A: Generally, no. It is almost always better to state that the program will be executed “opportunistically.” Providing a specific timeline or pace can box you in. Market conditions, stock price volatility, and internal cash flow generation can change. You want the flexibility to be more aggressive when the price is low and to pull back when it is high. Commit to the strategy and the discipline, not to a calendar.
Q5: What is the difference between a buyback “authorization” and a buyback “execution”?
A: This is a crucial distinction. An authorization is permission from the board of directors for the company to repurchase up to a certain dollar amount or number of shares over a specified period (e.g., two years). It is a ceiling, not a commitment. The execution is the actual purchase of shares in the open market (or through an accelerated program) under that authorization. Companies are not obligated to spend the entire authorization. Communicating this difference helps manage expectations.
Q6: How do we explain using debt to fund a buyback? Isn’t that risky?
A: Using debt (a “leveraged recapitalization”) can be a prudent strategy if done responsibly. The key is to frame it as balance sheet optimization. Explain that you are moving towards a more efficient capital structure by taking advantage of low interest rates. The goal is to lower the company’s Weighted Average Cost of Capital (WACC), which inherently creates value. Crucially, you must reassure investors that you are maintaining a strong investment-grade credit rating and that the level of debt is manageable within your cash flow profile, even in a downturn.
Q7: What metrics should we use to demonstrate that our stock is undervalued?
A: Avoid relying on a single metric. Use a mosaic of evidence to build a compelling case.
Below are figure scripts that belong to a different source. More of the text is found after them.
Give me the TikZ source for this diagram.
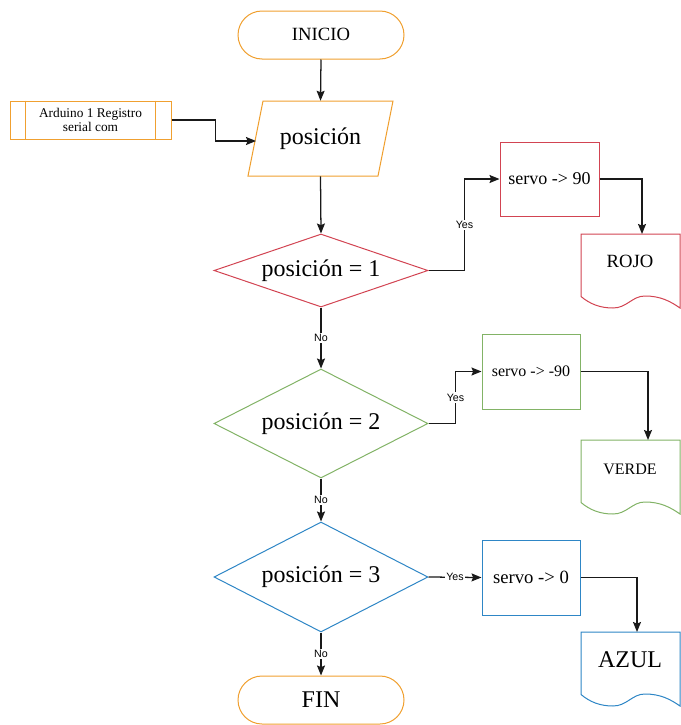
\documentclass[tikz,border=0pt]{standalone}
\usepackage{fontspec}
\setmainfont{Liberation Serif}
\newfontfamily\lblfont{Liberation Sans}
\usetikzlibrary{shapes.geometric,shapes.misc,arrows.meta}

\definecolor{flowOrange}{HTML}{F0A030}
\definecolor{flowRed}{HTML}{D24452}
\definecolor{flowGreen}{HTML}{82B366}
\definecolor{flowBlue}{HTML}{2E86C6}

% document symbol with a wavy lower edge; #1 = top y, #2 = colour
\newcommand\docwave[2]{%
  \draw[#2, line width=0.75pt, fill=white]
    (581,#1) -- (680,#1) -- (680,#1+74)
    .. controls (670,#1+67) and (660,#1+62) .. (645,#1+62)
    .. controls (632,#1+62) and (627,#1+74) .. (613,#1+74)
    .. controls (600,#1+74) and (590,#1+70) .. (581,#1+62.5) -- cycle;}

\begin{document}
\begin{tikzpicture}[x=0.75pt,y=-0.75pt,
  base/.style={draw, line width=0.75pt, fill=white, inner sep=0pt, align=center},
  terminal/.style={base, rounded rectangle, draw=flowOrange,
    minimum width=124.5pt, minimum height=36pt},
  predef/.style={base, rectangle, draw=flowOrange,
    minimum width=120.75pt, minimum height=28.5pt,
    font=\fontsize{10}{10.5}\selectfont},
  decision/.style={base, diamond, minimum width=160.5pt,
    font=\fontsize{18}{20}\selectfont},
  process/.style={base, rectangle, minimum width=74pt, minimum height=56pt},
  doctext/.style={inner sep=0pt},
  conn/.style={draw=black!90, line width=0.95pt,
    -{Stealth[length=7.5pt,width=6pt,inset=1.2pt]}},
  elabel/.style={font=\lblfont\fontsize{8}{9}\selectfont, fill=white, inner sep=1pt}
]
\useasboundingbox (0,0) rectangle (681,725);

% main column
\node[terminal, font=\fontsize{14}{16}\selectfont] (start) at (321,35) {\raisebox{1.5pt}{INICIO}};

% input parallelogram
\draw[flowOrange, line width=0.75pt, fill=white]
  (263,101) -- (393,101) -- (378,176) -- (248,176) -- cycle;
\node[inner sep=0pt, minimum width=97.5pt, minimum height=56.25pt,
  font=\fontsize{18}{20}\selectfont] (pos) at (320.5,138.5) {posición};

\node[predef] (ard) at (90.5,120) {Arduino 1 Registro\\serial com};
\draw[flowOrange, line width=0.75pt]
  ([xshift=12pt]ard.north west) -- ([xshift=12pt]ard.south west)
  ([xshift=-12pt]ard.north east) -- ([xshift=-12pt]ard.south east);

\node[decision, draw=flowRed, aspect=2.93, minimum height=54.75pt] (d1) at (321,270.5) {posición = 1};
\node[decision, draw=flowGreen, aspect=1.96, minimum height=81.75pt] (d2) at (321,423.5) {posición = 2};
\node[decision, draw=flowBlue, aspect=1.95, minimum height=82.5pt] (d3) at (321,577) {posición = 3};
\node[terminal, font=\fontsize{18}{20}\selectfont] (stop) at (321,700) {FIN};

% actions
\node[process, draw=flowRed, minimum width=74.25pt, minimum height=55.5pt,
  font=\fontsize{13.5}{15}\selectfont] (s1) at (549.5,179) {servo -> 90};
\node[process, draw=flowGreen, minimum width=73.5pt, minimum height=56.25pt,
  font=\fontsize{12}{14}\selectfont] (s2) at (531,371.5) {servo -> -90};
\node[process, draw=flowBlue, minimum width=73.5pt, minimum height=56.25pt,
  font=\fontsize{14}{16}\selectfont] (s3) at (531,577.5) {servo -> 0};

% output documents
\docwave{234}{flowRed}
\docwave{440}{flowGreen}
\docwave{632}{flowBlue}
\node[doctext, font=\fontsize{14}{16}\selectfont] (rojo) at (630,261.5) {ROJO};
\node[doctext, font=\fontsize{12}{14}\selectfont] (verde) at (630,469) {VERDE};
\node[doctext, font=\fontsize{18}{20}\selectfont] (azul) at (630,660) {AZUL};

\coordinate (posin) at (256,141);
\coordinate (rojoin) at (642,234);
\coordinate (verdein) at (648,440);
\coordinate (azulin) at (637,632);

% connectors
\draw[conn] (start.south) -- (pos.north);
\draw[conn] (ard.east) -- ++(44,0) |- (posin);
\draw[conn] (pos.south) -- (d1.north);

\draw[conn] (d1.east) -- ++(36,0) |- node[elabel, pos=0.25] {Yes} (s1.west);
\draw[conn] (s1.east) -| (rojoin);
\draw[conn] (d1.south) -- node[elabel] {No} (d2.north);

\draw[conn] (d2.east) -- ++(27,0) |- node[elabel, pos=0.25] {Yes} (s2.west);
\draw[conn] (s2.east) -| (verdein);
\draw[conn] (d2.south) -- node[elabel] {No} (d3.north);

\draw[conn] (d3.east) -- node[elabel] {Yes} (s3.west);
\draw[conn] (s3.east) -| (azulin);
\draw[conn] (d3.south) -- node[elabel] {No} (stop.north);
\end{tikzpicture}
\end{document}
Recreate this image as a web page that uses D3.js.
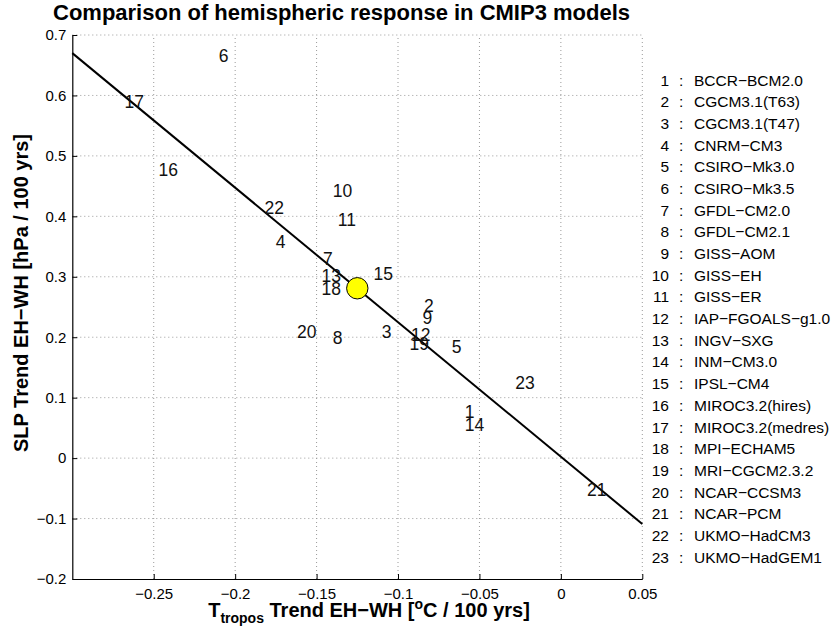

This can include:
- Trading Multiples: Comparison of P/E, EV/EBITDA, etc., to your own historical range and a relevant peer group.
- Discount to Intrinsic Value: Reference to internal DCF (Discounted Cash Flow) models or long-range plans.
- Price-to-Book Value: Especially relevant for financials or asset-heavy businesses.
- Dividend Yield: If the yield is at the high end of its historical range.
Presenting multiple data points shows a thorough analysis, not just a gut feeling.